Meta has open-sourced an AI model that can translate across 200 different languages, the company announced Wednesday -- a move that should open up different technologies and digital content to a much wider audience. The model, called No Language Left Behind, can translate across 200 languages, including 55 African languages, with high-quality results.
"A handful of languages — including English, Mandarin, Spanish and Arabic — dominate the web," the company noted in a blog post. "Native speakers of these very widely spoken languages may take for granted how meaningful it is to read something in your own mother tongue. NLLB will help more people read things in their preferred language, rather than always requiring an intermediary language that often gets the sentiment or content wrong."

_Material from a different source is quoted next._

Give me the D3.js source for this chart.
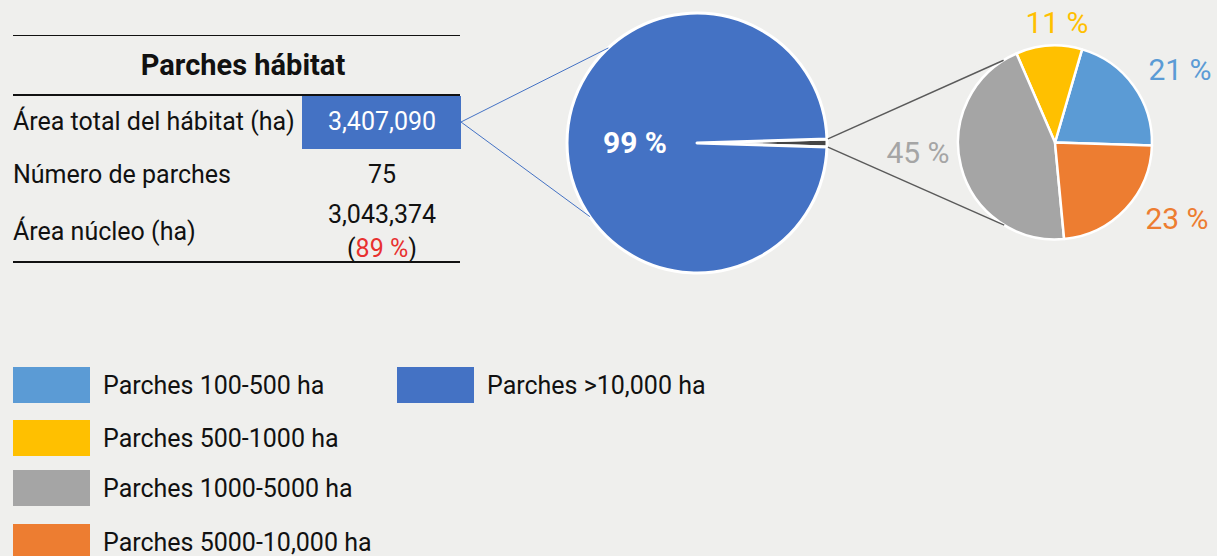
<!DOCTYPE html>
<html><head><meta charset="utf-8">
<script src="https://cdn.jsdelivr.net/npm/d3@7"></script>
<style>
html,body{margin:0;padding:0;background:#efefed;}
svg{display:block;font-family:Roboto,"Noto Sans",sans-serif;}
</style></head>
<body><svg id="c" width="1217" height="556"></svg>
<script>
// ---- data ----
const tableTitle = "Parches hábitat";
const tableLabels = ["Área total del hábitat (ha)", "Número de parches", "Área núcleo (ha)"];
const tableValues = ["3,407,090", "75", "3,043,374"];
const corePercent = "89 %";
const mainCategories = ["Otros parches", "Parches >10,000 ha"];
const mainValues = [1, 99];
const mainColors = ["#454545", "#4472C4"];
const subCategories = ["Parches 100-500 ha", "Parches 500-1000 ha", "Parches 1000-5000 ha", "Parches 5000-10,000 ha"];
const subValues = [21, 11, 45, 23];
const subColors = ["#5B9BD5", "#FFC000", "#A5A5A5", "#ED7D31"];
const legendLabels = ["Parches 100-500 ha", "Parches 500-1000 ha", "Parches 1000-5000 ha", "Parches 5000-10,000 ha", "Parches >10,000 ha"];
const legendColors = ["#5B9BD5", "#FFC000", "#A5A5A5", "#ED7D31", "#4472C4"];

// ---- layout ----
const svg = d3.select("#c");
const deg = Math.PI / 180;
const fs = 25;

// table
const T = {x0: 13, x1: 460, boxX: 302};
svg.append("line").attr("x1", T.x0).attr("x2", T.x1).attr("y1", 35.5).attr("y2", 35.5).attr("stroke", "#111").attr("stroke-width", 1);
svg.append("text").attr("x", 243).attr("y", 75).attr("text-anchor", "middle").attr("font-weight", "bold").attr("font-size", 29).attr("fill", "#111").text(tableTitle);
svg.append("line").attr("x1", T.x0).attr("x2", T.x1).attr("y1", 95).attr("y2", 95).attr("stroke", "#111").attr("stroke-width", 2);
svg.append("rect").attr("x", T.boxX).attr("y", 96).attr("width", 159).attr("height", 53).attr("fill", "#4472C4");
const rowBase = [130, 183, 240];
tableLabels.forEach((l, i) => {
  svg.append("text").attr("x", T.x0).attr("y", rowBase[i]).attr("font-size", fs).attr("fill", "#111").text(l);
});
const valX = 382;
svg.append("text").attr("x", valX).attr("y", 130).attr("text-anchor", "middle").attr("font-size", fs).attr("fill", "#fff").text(tableValues[0]);
svg.append("text").attr("x", valX).attr("y", 183).attr("text-anchor", "middle").attr("font-size", fs).attr("fill", "#111").text(tableValues[1]);
svg.append("text").attr("x", valX).attr("y", 223).attr("text-anchor", "middle").attr("font-size", fs).attr("fill", "#111").text(tableValues[2]);
const pct = svg.append("text").attr("x", valX).attr("y", 257).attr("text-anchor", "middle").attr("font-size", fs).attr("fill", "#111");
pct.append("tspan").text("(");
pct.append("tspan").attr("fill", "#E8312F").text(corePercent);
pct.append("tspan").text(")");
svg.append("line").attr("x1", T.x0).attr("x2", T.x1).attr("y1", 262).attr("y2", 262).attr("stroke", "#111").attr("stroke-width", 2);

// main pie
const M = {cx: 697, cy: 143, r: 130};
const otherShare = mainValues[0] / d3.sum(mainValues) * 360;
const mainPie = d3.pie().sort(null).value(d => d).startAngle((90 - otherShare / 2) * deg).endAngle((450 - otherShare / 2) * deg);
const mainArc = d3.arc().innerRadius(0).outerRadius(M.r);
const mainArcs = mainPie(mainValues);
const gM = svg.append("g").attr("transform", `translate(${M.cx},${M.cy})`);
gM.selectAll("path").data(mainArcs).join("path").attr("d", mainArc).attr("fill", (d, i) => mainColors[i]).attr("stroke", "#fff").attr("stroke-width", 3).attr("stroke-linejoin", "round");
gM.append("text").attr("x", -62).attr("y", 10).attr("text-anchor", "middle").attr("font-weight", "bold").attr("font-size", 30).attr("fill", "#fff").text(Math.round(mainValues[1] / d3.sum(mainValues) * 100) + " %");

// sub pie
const S = {cx: 1055, cy: 142.5, r: 97};
const subPie = d3.pie().sort(null).value(d => d).startAngle(91.8 * deg).endAngle((91.8 - 360) * deg);
const subArc = d3.arc().innerRadius(0).outerRadius(S.r);
const subArcs = subPie(subValues);
const gS = svg.append("g").attr("transform", `translate(${S.cx},${S.cy})`);
gS.selectAll("path").data(subArcs).join("path").attr("d", subArc).attr("fill", (d, i) => subColors[i]).attr("stroke", "#fff").attr("stroke-width", 2.5).attr("stroke-linejoin", "round");
const subLabelPos = [[125, -63], [2, -110], [-137, 20], [122, 86]];
subArcs.forEach((a, i) => {
  gS.append("text").attr("x", subLabelPos[i][0]).attr("y", subLabelPos[i][1]).attr("text-anchor", "middle").attr("font-size", 30).attr("fill", subColors[i]).text(subValues[i] + " %");
});

// connectors
const pt = (c, ang, r) => [c.cx + r * Math.sin(ang * deg), c.cy - r * Math.cos(ang * deg)];
const boxPt = [461, 122];
[317, 235.5].forEach(a => {
  const p = pt(M, a, M.r);
  svg.append("line").attr("x1", boxPt[0]).attr("y1", boxPt[1]).attr("x2", p[0]).attr("y2", p[1]).attr("stroke", "#4472C4").attr("stroke-width", 1);
});
const wA = mainArcs[0];
[[wA.startAngle / deg, 328], [wA.endAngle / deg, 211.6]].forEach(([a0, a1]) => {
  const p0 = pt(M, a0, M.r + 1), p1 = pt(S, a1, S.r);
  svg.append("line").attr("x1", p0[0]).attr("y1", p0[1]).attr("x2", p1[0]).attr("y2", p1[1]).attr("stroke", "#5a5a5a").attr("stroke-width", 1.5);
});

// legend
const legendPos = [[13, 367], [13, 420], [13, 470], [13, 524], [397, 367]];
legendLabels.forEach((l, i) => {
  const [x, y] = legendPos[i];
  svg.append("rect").attr("x", x).attr("y", y).attr("width", 77).attr("height", 36).attr("fill", legendColors[i]);
  svg.append("text").attr("x", x + 90).attr("y", y + 27).attr("font-size", fs).attr("fill", "#111").text(l);
});
</script></body></html>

Meta is of course using NLLB to improve its own products, but by open sourcing the model, technologists can use it to build other tools -- like an AI assistant that works well in languages such as Javanese and Uzbek, or closed captioning in Swahili or Oromo for Bollywood movies.
NLLB nearly doubles the number of languages covered by a single, state-of-the-art AI model. Meta says that many of these languages, such as Kamba and Lao, were not supported well or at all by existing translation tools. Fewer than 25 African languages are currently supported by widely used translation tools.
The model also improves the quality of translations by an average of 44%, in comparison to prior AI research. For some African and Indian-based languages, NLLB-200's translations were more than 70% more accurate. To determine the quality of translations, Meta conducted both automated metric evaluations as well as human evaluations.
To help ensure the quality of translations, Meta researchers built FLORES-200, a dataset that helps them evaluate NLLB's performance in 40,000 different language directions.
In addition to open sourcing NLLB-200 models, Meta is making the FLORES-200 dataset available to developers, as well as model-training code and code for recreating the training dataset.
Additionally, the company is awarding up to $200,000 of grants for impactful uses of NLLB-200 to researchers and nonprofit organizations with initiatives focused on sustainability, food security, gender-based violence, education, or other areas in support of the UN Sustainable Development Goals.
Across its own products, Meta expects the model to support more than 25 billion translations each day. In addition to translating content and serving up better ads, the model will be used to spot harmful content and misinformation.
Meta's NLLB research is also being applied to translation systems used by Wikipedia editors. Meta has partnered with the Wikimedia Foundation, the nonprofit organization that hosts Wikipedia and other free knowledge projects, to help improve translation systems on Wikipedia. There are versions of Wikipedia in more than 300 languages, but most have far fewer articles than the more than six million available in English.
Editors can use the technology behind NLLB-200, via the Wikimedia Foundation's Content Translation Tool, to translate articles in more than 20 low-resource languages (those that don't have extensive datasets to train AI systems).